Corporal Punishment in Public Schools in the United States
Corporal punishment has been present in public schools for decades. While certainly a diminished presence in 2025, it is still enshrined in state education statutes in at least 14 states as a legal way of disciplining students. This is in spite of research showing the harm in punitive disciplinary practices like corporal punishment (see here, here, and here). This brief will cover an overview of corporal punishment’s legal history, how corporal punishment has manifested in schools in the last several decades, and what it looks like today. We showed a snapshot of how state-level trends in CP by race/ethnicity has varied over the last decade in our prior brief on this topic.

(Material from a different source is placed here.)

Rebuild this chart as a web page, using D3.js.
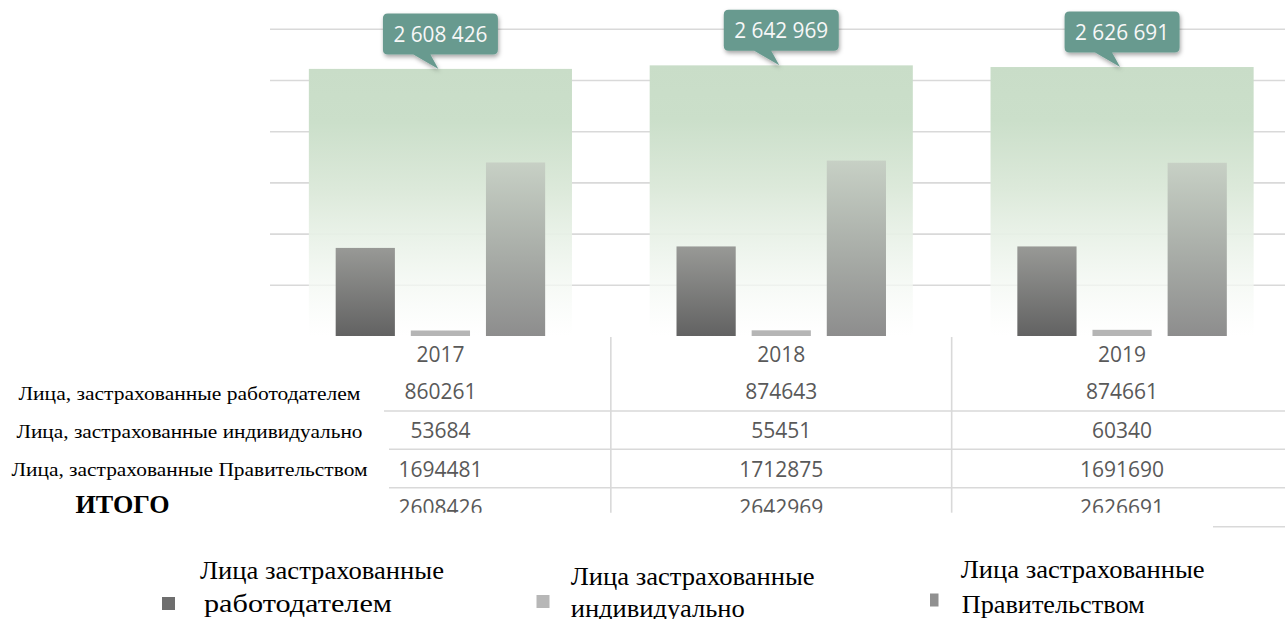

Legal History of Corporal Punishment in Public Schools
While the Supreme Court has dealt with corporal punishment in other contexts, they considered its legality in schools in Ingraham v. Wright (1977). The case was brought by students in Florida who believed physical punishments levied against them in school were unconstitutional. These students were beaten so severely that, in an instance when mallets were used, a teacher fractured a student’s hand (see more about the facts here).
The 5 justice-majority opinion, authored by Justice Lewis Powell, ruled that:
1.) The Cruel and Unusual Punishments clause of the 8th amendment does not apply to corporal punishment as a disciplinary practice in schools, and
2.) The Due Process clause of the 14th amendment does not require notice or a hearing for a school to invoke corporal punishment against their students.
The majority opinion argued that the 8th amendment had, through 1977, traditionally only applied to criminal punishments, and declined to extend 8th amendment protections to students in schools. They argued that they would be “wrenching” the 8th amendment from its history and extending it to a place the writers of the Bill of Rights could never have envisioned. Countering the argument that prisoners would thus have more protections than school students, the majority states that public schools and the incarcerated are distinct; they are “…separated by the harsh facts of criminal conviction and incarceration”. “…[T]he support of family and friends…”, Powell writes, can sufficiently protect students from physical abuse at the hands of teachers and administrators. The Supreme Court has denied appeals attempting to overturn this decision since 1977.
In the years following the Supreme Court’s decision, many states took action to ban the use of corporal punishment in public schools. From 1983 to 1994, 22 states enacted bans on corporal punishment, joining 6 states that had previously enacted bans. After a lull, 6 more states passed corporal punishment bans between 2003 and 2023. All in all, 34 states explicitly ban the practice in public schools.
Some states, however, are permissive of corporal punishment in schools, particularly those located in the South. In the animated maps, southern states have higher rates of corporal punishment usage than other states that continue to allow its use. Alabama, for example, extensively justifies their corporal punishments protections in their statues, in part by saying, “[n]o student has a right to be unruly in his or her classroom to the extent that such disruption denies fellow students of their right to learn.” Other states are mute on corporal punishment’s use, either allowing it or banning it, such as Indiana and Kansas; the phrase “corporal punishment” exists nowhere in their statutes. Schools in these states have utilized corporal punishment, albeit minimally, within the last 10 years.
Corporal Punishment in Public Schools
Corporal punishment used to be a more common occurrence in public schools. In 1982, which had the highest nationwide corporal punishment rate among all students according to the Civil Rights Data Collection (CRDC), 1 in 20 students experienced corporal punishment. Black students have experienced higher rates of corporal punishment than any other ethnoracial group in every CRDC since 1976, which is the first year any data on corporal punishment rates are available. This tracks with other patterns of punitive discipline we see in schools, where Black students experience higher rates of exclusionary discipline than their peers, especially their White peers. Black students in the South bore the brunt of this discrimination during this time, especially once states in other parts of the country began banning the practice in public schools.
Corporal punishment in recent years, however, in public schools is considerably lower. Much like corporal punishment at its peak, this impact is unequal. We published findings in 2024 showing despite declines in corporal punishment in schools, Black and American Indian/Alaskan Native students experienced slower rates of declining corporal punishment rates than did Asian, Hispanic, and White students.
Conclusion
Corporal punishment’s prevalence in schools has been quite diminished compared to 50 years ago. In 2018, the CRDC revealed approximately 70,000 students were subjected to corporal punishment. Despite this, it is still permitted in more than a dozen states, and permissible according to Supreme Court precedent. What is encouraging, however, is how nearly 70% of states (34) have banned the use of corporal punishment in schools, most recently Idaho and Colorado. It will likely require formal bans in all states to fully eradicate this punitive type of punishment that disproportionately affects students of color.